**Exercise details**
Return only the lines from the top of the data down to the one that holds "const ids = categories.map((_, i) => i);", both included, without any pictures.

**Information supplied**

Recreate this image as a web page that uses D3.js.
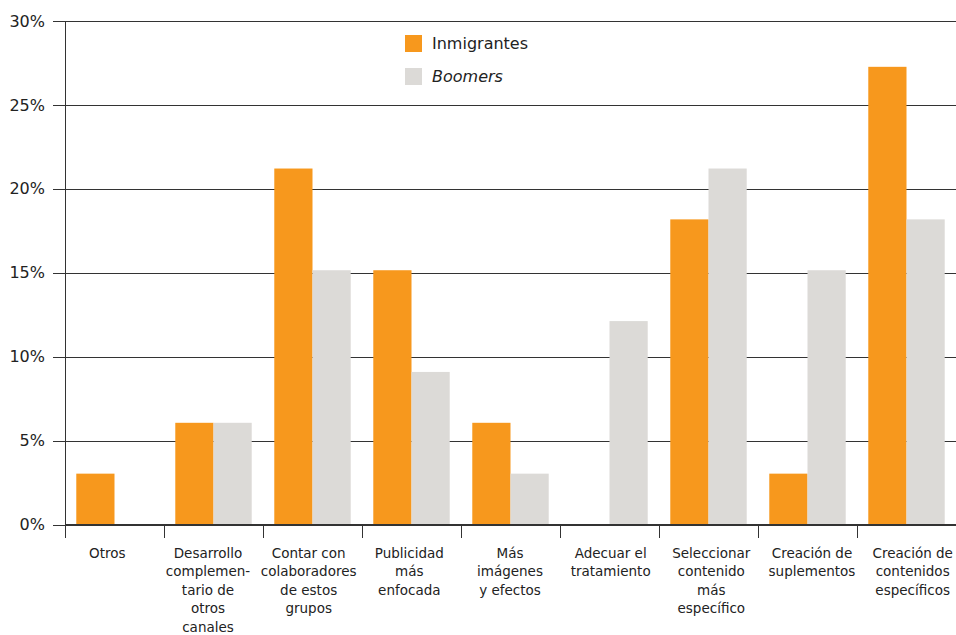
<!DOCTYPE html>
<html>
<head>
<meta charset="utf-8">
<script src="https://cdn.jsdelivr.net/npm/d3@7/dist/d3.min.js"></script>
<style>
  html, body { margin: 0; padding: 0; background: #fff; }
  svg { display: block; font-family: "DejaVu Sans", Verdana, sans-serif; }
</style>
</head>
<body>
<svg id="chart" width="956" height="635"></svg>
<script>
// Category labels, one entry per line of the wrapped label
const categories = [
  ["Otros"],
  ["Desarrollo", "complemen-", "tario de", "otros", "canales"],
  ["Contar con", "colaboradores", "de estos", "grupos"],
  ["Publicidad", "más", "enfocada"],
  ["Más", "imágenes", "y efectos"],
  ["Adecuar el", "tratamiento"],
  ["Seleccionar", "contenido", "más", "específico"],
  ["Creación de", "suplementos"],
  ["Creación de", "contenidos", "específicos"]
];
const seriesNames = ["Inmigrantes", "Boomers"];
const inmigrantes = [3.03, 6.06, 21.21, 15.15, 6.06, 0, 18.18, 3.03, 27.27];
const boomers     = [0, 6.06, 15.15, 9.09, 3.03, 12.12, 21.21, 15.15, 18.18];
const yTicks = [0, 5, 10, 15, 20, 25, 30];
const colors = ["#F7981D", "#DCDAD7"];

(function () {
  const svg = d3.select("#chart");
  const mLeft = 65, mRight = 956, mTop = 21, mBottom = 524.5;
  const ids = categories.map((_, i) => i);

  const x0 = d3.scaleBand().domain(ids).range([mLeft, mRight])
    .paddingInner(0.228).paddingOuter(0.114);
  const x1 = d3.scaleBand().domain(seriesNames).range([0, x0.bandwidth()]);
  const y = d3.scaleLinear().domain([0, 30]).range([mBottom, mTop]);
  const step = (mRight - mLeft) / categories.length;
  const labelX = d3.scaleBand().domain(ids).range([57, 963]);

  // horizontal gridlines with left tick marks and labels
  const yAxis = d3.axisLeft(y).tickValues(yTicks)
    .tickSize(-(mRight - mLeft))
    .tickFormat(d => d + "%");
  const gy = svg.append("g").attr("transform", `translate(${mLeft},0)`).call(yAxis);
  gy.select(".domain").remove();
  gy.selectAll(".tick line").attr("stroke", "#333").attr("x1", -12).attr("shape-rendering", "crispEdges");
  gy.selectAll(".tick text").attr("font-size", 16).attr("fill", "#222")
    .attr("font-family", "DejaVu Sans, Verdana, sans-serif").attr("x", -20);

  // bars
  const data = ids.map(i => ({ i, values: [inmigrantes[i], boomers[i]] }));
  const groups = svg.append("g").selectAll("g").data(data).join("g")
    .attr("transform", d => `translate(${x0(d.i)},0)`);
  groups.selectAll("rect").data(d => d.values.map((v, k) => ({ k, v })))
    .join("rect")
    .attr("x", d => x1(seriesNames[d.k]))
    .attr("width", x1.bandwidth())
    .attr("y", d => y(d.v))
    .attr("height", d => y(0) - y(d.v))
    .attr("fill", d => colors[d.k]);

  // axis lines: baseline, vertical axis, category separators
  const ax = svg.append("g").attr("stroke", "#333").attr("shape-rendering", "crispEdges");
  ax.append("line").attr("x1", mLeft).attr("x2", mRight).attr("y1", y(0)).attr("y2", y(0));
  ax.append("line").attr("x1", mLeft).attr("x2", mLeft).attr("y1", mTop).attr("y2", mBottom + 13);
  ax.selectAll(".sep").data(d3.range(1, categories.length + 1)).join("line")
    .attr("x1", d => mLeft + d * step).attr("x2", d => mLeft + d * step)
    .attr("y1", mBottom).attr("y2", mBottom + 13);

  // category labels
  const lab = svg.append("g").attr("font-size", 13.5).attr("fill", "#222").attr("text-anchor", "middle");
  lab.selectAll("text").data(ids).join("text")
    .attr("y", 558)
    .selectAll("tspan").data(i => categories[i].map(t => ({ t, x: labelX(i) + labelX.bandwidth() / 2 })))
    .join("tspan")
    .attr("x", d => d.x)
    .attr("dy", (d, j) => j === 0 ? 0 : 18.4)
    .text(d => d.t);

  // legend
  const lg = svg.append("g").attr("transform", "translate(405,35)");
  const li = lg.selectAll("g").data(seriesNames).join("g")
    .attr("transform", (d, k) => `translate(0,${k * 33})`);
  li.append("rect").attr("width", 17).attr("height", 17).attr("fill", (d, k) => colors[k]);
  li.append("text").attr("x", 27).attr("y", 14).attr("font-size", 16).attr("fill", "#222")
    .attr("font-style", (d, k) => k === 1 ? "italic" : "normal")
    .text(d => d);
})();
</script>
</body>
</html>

**Answer in full**
Recreate this image as a web page that uses D3.js.
<!DOCTYPE html>
<html>
<head>
<meta charset="utf-8">
<script src="https://cdn.jsdelivr.net/npm/d3@7/dist/d3.min.js"></script>
<style>
  html, body { margin: 0; padding: 0; background: #fff; }
  svg { display: block; font-family: "DejaVu Sans", Verdana, sans-serif; }
</style>
</head>
<body>
<svg id="chart" width="956" height="635"></svg>
<script>
// Category labels, one entry per line of the wrapped label
const categories = [
  ["Otros"],
  ["Desarrollo", "complemen-", "tario de", "otros", "canales"],
  ["Contar con", "colaboradores", "de estos", "grupos"],
  ["Publicidad", "más", "enfocada"],
  ["Más", "imágenes", "y efectos"],
  ["Adecuar el", "tratamiento"],
  ["Seleccionar", "contenido", "más", "específico"],
  ["Creación de", "suplementos"],
  ["Creación de", "contenidos", "específicos"]
];
const seriesNames = ["Inmigrantes", "Boomers"];
const inmigrantes = [3.03, 6.06, 21.21, 15.15, 6.06, 0, 18.18, 3.03, 27.27];
const boomers     = [0, 6.06, 15.15, 9.09, 3.03, 12.12, 21.21, 15.15, 18.18];
const yTicks = [0, 5, 10, 15, 20, 25, 30];
const colors = ["#F7981D", "#DCDAD7"];

(function () {
  const svg = d3.select("#chart");
  const mLeft = 65, mRight = 956, mTop = 21, mBottom = 524.5;
  const ids = categories.map((_, i) => i);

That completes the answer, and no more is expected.